The Two Towers: Flotsam and Jetsam & The Voice of Saruman (Week 5)
Every Monday, our Facebook group has been discussing one or two chapters from The Lord of the Rings, and so I'm happy to be sharing a little bit of our conversation and reflections as we go! If you'd like to read along with us, join our Facebook group! Otherwise, leave your comments below and we can continue the discussion! We're currently reading through The Two Towers, the second part of The Lord of the Rings. Want to journal through The Two Towers with us? Grab your journal here!
Flotsam and Jetsam & The Voice of Saruman
The majority of this week's first chapter, Flotsam and Jetsam, is spent amongst old friends as they eat, drink, smoke, and recount their stories to one another. Aragorn, Legolas, and Gimli stay behind with Merry and Pippin as the others leave to consult with Treebeard. As the chapter comes to an end, all are feeling refreshed and nourished for the journey ahead.

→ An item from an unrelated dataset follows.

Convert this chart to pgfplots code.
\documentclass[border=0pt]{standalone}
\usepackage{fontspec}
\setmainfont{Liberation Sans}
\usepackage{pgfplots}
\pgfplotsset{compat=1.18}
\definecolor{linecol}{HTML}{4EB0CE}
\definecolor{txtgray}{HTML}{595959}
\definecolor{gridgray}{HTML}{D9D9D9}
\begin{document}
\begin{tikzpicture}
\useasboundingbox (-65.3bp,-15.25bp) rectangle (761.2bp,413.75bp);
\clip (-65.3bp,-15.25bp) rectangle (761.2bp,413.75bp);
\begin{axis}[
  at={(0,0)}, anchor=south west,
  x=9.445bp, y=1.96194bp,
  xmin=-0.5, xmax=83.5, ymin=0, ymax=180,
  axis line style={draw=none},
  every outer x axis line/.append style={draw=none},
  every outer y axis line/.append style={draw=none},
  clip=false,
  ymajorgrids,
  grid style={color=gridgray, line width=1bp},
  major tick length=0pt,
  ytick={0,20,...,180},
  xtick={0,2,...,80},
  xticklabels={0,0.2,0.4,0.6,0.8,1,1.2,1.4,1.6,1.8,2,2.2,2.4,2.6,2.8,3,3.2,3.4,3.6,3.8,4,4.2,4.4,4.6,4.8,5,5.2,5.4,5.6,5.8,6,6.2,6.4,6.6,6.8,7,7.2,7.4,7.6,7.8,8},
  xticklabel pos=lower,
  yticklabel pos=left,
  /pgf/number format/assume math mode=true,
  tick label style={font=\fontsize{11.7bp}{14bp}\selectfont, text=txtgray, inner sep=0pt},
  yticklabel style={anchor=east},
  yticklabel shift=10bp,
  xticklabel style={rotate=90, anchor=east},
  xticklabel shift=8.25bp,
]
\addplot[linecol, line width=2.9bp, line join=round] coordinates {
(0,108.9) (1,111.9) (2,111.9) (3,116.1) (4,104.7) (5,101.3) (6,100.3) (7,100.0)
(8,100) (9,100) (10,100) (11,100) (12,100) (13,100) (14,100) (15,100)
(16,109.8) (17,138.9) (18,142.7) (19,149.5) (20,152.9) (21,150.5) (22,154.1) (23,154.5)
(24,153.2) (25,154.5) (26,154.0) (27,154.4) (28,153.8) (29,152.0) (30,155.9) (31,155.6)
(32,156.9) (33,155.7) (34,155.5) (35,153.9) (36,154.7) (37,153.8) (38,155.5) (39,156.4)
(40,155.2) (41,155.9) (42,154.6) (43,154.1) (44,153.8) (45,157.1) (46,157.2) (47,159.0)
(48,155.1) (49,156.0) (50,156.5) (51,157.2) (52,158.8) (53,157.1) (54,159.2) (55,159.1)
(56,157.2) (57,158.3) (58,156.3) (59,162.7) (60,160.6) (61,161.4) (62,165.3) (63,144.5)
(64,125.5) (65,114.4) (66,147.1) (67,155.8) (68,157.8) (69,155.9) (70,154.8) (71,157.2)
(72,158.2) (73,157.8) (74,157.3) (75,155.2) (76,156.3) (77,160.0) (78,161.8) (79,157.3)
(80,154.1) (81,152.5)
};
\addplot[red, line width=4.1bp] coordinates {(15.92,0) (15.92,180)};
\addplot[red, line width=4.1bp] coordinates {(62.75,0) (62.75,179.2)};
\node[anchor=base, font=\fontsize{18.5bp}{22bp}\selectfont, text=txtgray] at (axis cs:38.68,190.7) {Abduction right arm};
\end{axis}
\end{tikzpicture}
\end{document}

They then join Gandalf and the men of Rohan, going together to the foot of Orthanc to speak with Saruman. As the chapter's title suggests, Saruman's voice is one of his greatest strengths. It is “low and melodious, its very sound an enchantment… it seemed wise and reasonable…” It flatters, enthralls, enchants, comforts— yet it always seeks to control. He first seeks to bring Théoden to his side, and when he fails, he tries to do the same to Gandalf.
In the end, Gandalf is forced to reveal his power and break Saruman's staff, although showing him a great mercy and leaving him alive. As they leave Isengard, Saruman is left under the watch of the Ents.
Book Club Musings
- As seen in "Flotsam and Jetsam", there is a great healing power that comes from wholesome nourishment: of food and cheer and song, as Tolkien is popularly quoted. Aragorn marvels at the sight of Merry and Pippin, remarking, “Indeed you look in the bloom of health.” What does ’the bloom of health’ look like in your life? We all have seasons of life where we feel our best physically, spiritually, and/or emotionally. Reflect on these for yourself and share a few below so we can encourage one another!
- A major theme of these chapters is the power of nature over the machine, illustrated in the power of the Ents over Saruman.
- Reflect on the differences between Gandalf and Saruman in The Voice of Saruman. Saruman seeks dominion over all others—seeking to manipulate them for the purposes of his own will; Gandalf seeks to guide others—for the good and freedom of all. “I do not wish for mastery” said Gandalf.”
- Discuss Gandalf's quote, "Often does hatred hurt itself." How have you experienced this truth in your life?
- It seems apparent that much of Saruman's anger is rooted in his desire for control. Do you struggle with anger in your everyday life? Be mindful of the situations in which you find yourself growing angry or resentful. Ask yourself, am I seeking control instead of cooperation? Am I afraid of losing power or authority? How can I respond to this situation with respect instead of resentment?